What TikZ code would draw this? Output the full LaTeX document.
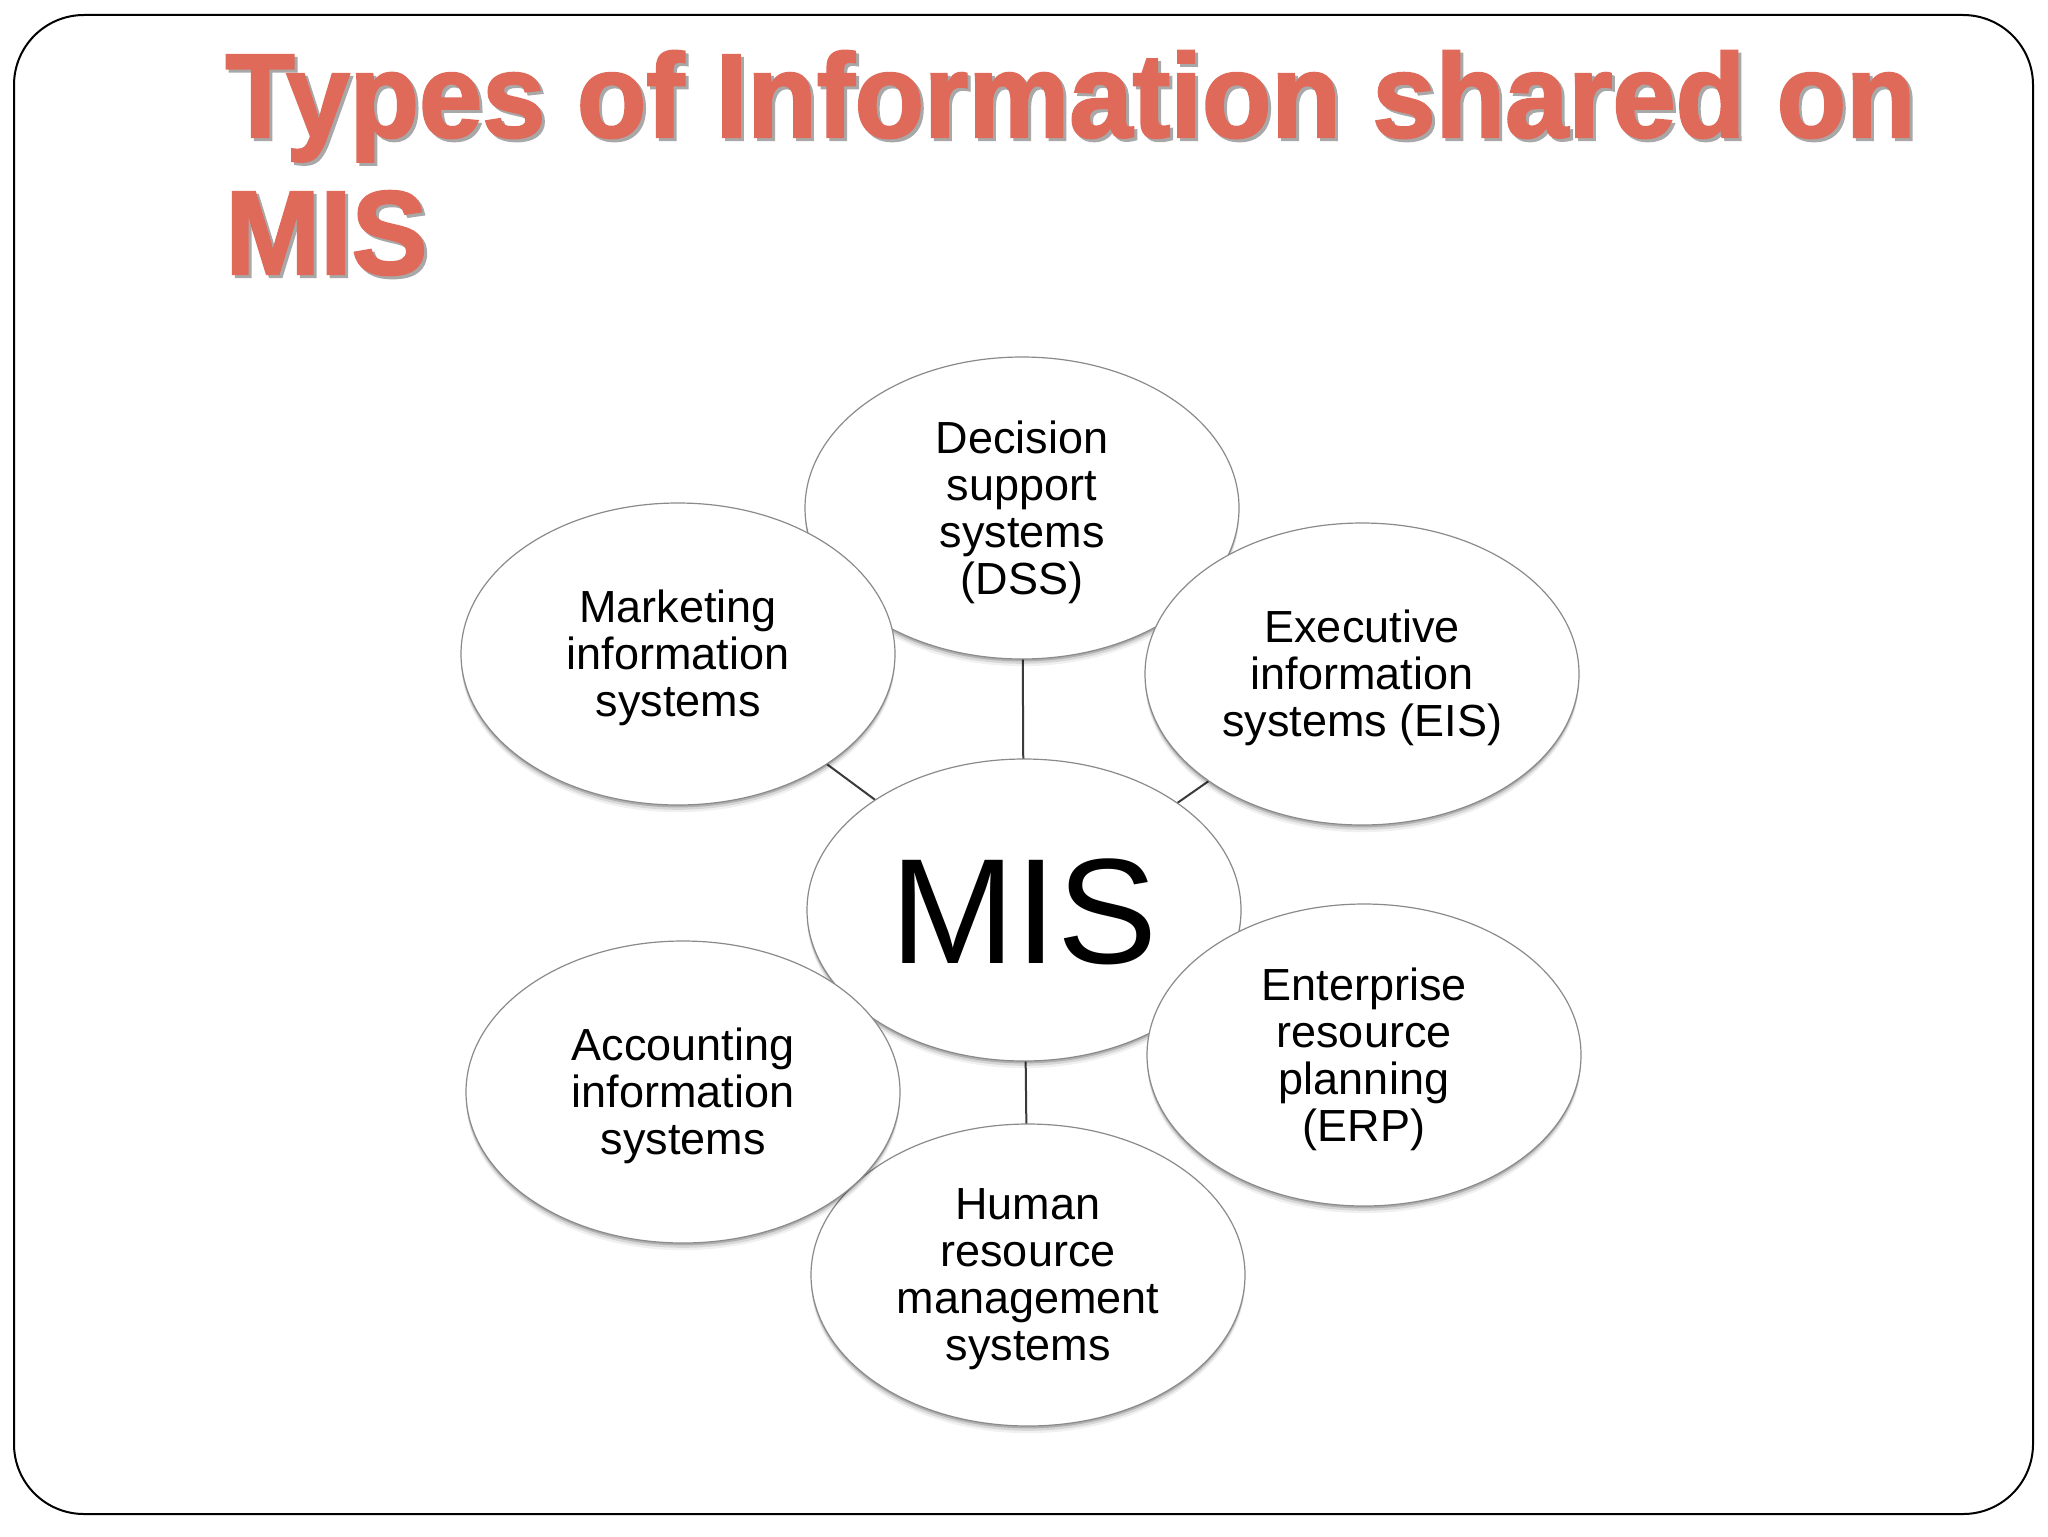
\documentclass[tikz,border=0pt]{standalone}
\usepackage{fontspec}
\setmainfont{Liberation Sans}
\newfontfamily\titlefont[FakeBold=2]{Liberation Sans}
\usetikzlibrary{shapes.geometric,shadows}
\definecolor{titlered}{HTML}{E06A5A}
\definecolor{titleshadow}{HTML}{A8A8A8}
\definecolor{bubedge}{gray}{0.92}
\definecolor{bubline}{HTML}{8A8A8A}
\definecolor{linkcol}{HTML}{3A3A3A}
\pgfdeclareradialshading{bubble}{\pgfpoint{0bp}{0bp}}{color(0bp)=(white); color(32bp)=(white); color(50bp)=(bubedge)}
\tikzset{
  bubblebox/.style={ellipse, inner sep=0pt, minimum width=217pt, minimum height=151pt,
    draw=bubline, line width=0.6pt, shading=bubble,
    drop shadow={shadow xshift=0pt, shadow yshift=-1.2pt, opacity=0.18, fill=black},
    drop shadow={shadow xshift=0pt, shadow yshift=-2.4pt, opacity=0.10, fill=black},
    drop shadow={shadow xshift=0pt, shadow yshift=-3.6pt, opacity=0.06, fill=black}},
  bubtext/.style={inner sep=0pt, align=center, font=\fontsize{22.5pt}{23.5pt}\selectfont},
  link/.style={draw=linkcol, line width=1pt},
  titletext/.style={anchor=base west, inner sep=0pt, font=\titlefont\bfseries\fontsize{59.5pt}{68.5pt}\selectfont}
}
\begin{document}
\begin{tikzpicture}[x=0.5pt, y=-0.5pt]
\useasboundingbox (0,0) rectangle (2048,1536);
\fill[white] (0,0) rectangle (2048,1536);
\draw[line width=1pt, rounded corners=35pt] (14,15) rectangle (2033,1514);

% title
\node[titletext, text=titleshadow] (t1s) at (228,140) {\scalebox{0.955}[1]{Types of Information shared on}};
\node[titletext, text=titleshadow] (t2s) at (228,277) {\scalebox{0.955}[1]{MIS}};
\node[titletext, text=titlered] (t1) at (225,137) {\scalebox{0.955}[1]{Types of Information shared on}};
\node[titletext, text=titlered] (t2) at (225,274) {\scalebox{0.955}[1]{MIS}};

% anchor coordinates
\coordinate (cdss) at (1022,508);
\coordinate (cmis) at (1024,910);
\coordinate (cmkt) at (678,654);
\coordinate (ceis) at (1362,674);
\coordinate (chrm) at (1028,1275);
\coordinate (cacc) at (683,1092);
\coordinate (cerp) at (1364,1055);

% connectors (behind)
\draw[link] (cdss) -- (cmis);
\draw[link] (cmkt) -- (cmis);
\draw[link] (ceis) -- (cmis);
\draw[link] (chrm) -- (cmis);

% ellipses with their texts
\node[bubblebox] (dss) at (cdss) {};
\node[bubtext] (dsst) at ([yshift=-2pt]dss.center) {Decision\\support\\systems\\(DSS)};
\node[bubblebox] (mis) at (cmis) {};
\node[inner sep=0pt, font=\fontsize{75pt}{80pt}\selectfont] (mist) at ([yshift=-1pt]mis.center) {MIS};
\node[bubblebox] (hrm) at (chrm) {};
\node[bubtext] (hrmt) at ([yshift=-2pt]hrm.center) {Human\\resource\\management\\systems};
\node[bubblebox] (mkt) at (cmkt) {};
\node[bubtext] (mktt) at ([yshift=-2pt]mkt.center) {Marketing\\information\\systems};
\node[bubblebox] (eis) at (ceis) {};
\node[bubtext] (eist) at ([yshift=-2pt]eis.center) {Executive\\information\\systems (EIS)};
\node[bubblebox] (acc) at (cacc) {};
\node[bubtext] (acct) at ([yshift=-2pt]acc.center) {Accounting\\information\\systems};
\node[bubblebox] (erp) at (cerp) {};
\node[bubtext] (erpt) at ([yshift=-2pt]erp.center) {Enterprise\\resource\\planning\\(ERP)};
\end{tikzpicture}
\end{document}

══════════════════════════════

#### What you need to do:
Write out exactly the opening lines of the data, stopping after the line that holds "(14,15) rectangle (2033,1514);". Exclude pictures.

#### Worked solution:
What TikZ code would draw this? Output the full LaTeX document.
\documentclass[tikz,border=0pt]{standalone}
\usepackage{fontspec}
\setmainfont{Liberation Sans}
\newfontfamily\titlefont[FakeBold=2]{Liberation Sans}
\usetikzlibrary{shapes.geometric,shadows}
\definecolor{titlered}{HTML}{E06A5A}
\definecolor{titleshadow}{HTML}{A8A8A8}
\definecolor{bubedge}{gray}{0.92}
\definecolor{bubline}{HTML}{8A8A8A}
\definecolor{linkcol}{HTML}{3A3A3A}
\pgfdeclareradialshading{bubble}{\pgfpoint{0bp}{0bp}}{color(0bp)=(white); color(32bp)=(white); color(50bp)=(bubedge)}
\tikzset{
  bubblebox/.style={ellipse, inner sep=0pt, minimum width=217pt, minimum height=151pt,
    draw=bubline, line width=0.6pt, shading=bubble,
    drop shadow={shadow xshift=0pt, shadow yshift=-1.2pt, opacity=0.18, fill=black},
    drop shadow={shadow xshift=0pt, shadow yshift=-2.4pt, opacity=0.10, fill=black},
    drop shadow={shadow xshift=0pt, shadow yshift=-3.6pt, opacity=0.06, fill=black}},
  bubtext/.style={inner sep=0pt, align=center, font=\fontsize{22.5pt}{23.5pt}\selectfont},
  link/.style={draw=linkcol, line width=1pt},
  titletext/.style={anchor=base west, inner sep=0pt, font=\titlefont\bfseries\fontsize{59.5pt}{68.5pt}\selectfont}
}
\begin{document}
\begin{tikzpicture}[x=0.5pt, y=-0.5pt]
\useasboundingbox (0,0) rectangle (2048,1536);
\fill[white] (0,0) rectangle (2048,1536);
\draw[line width=1pt, rounded corners=35pt] (14,15) rectangle (2033,1514);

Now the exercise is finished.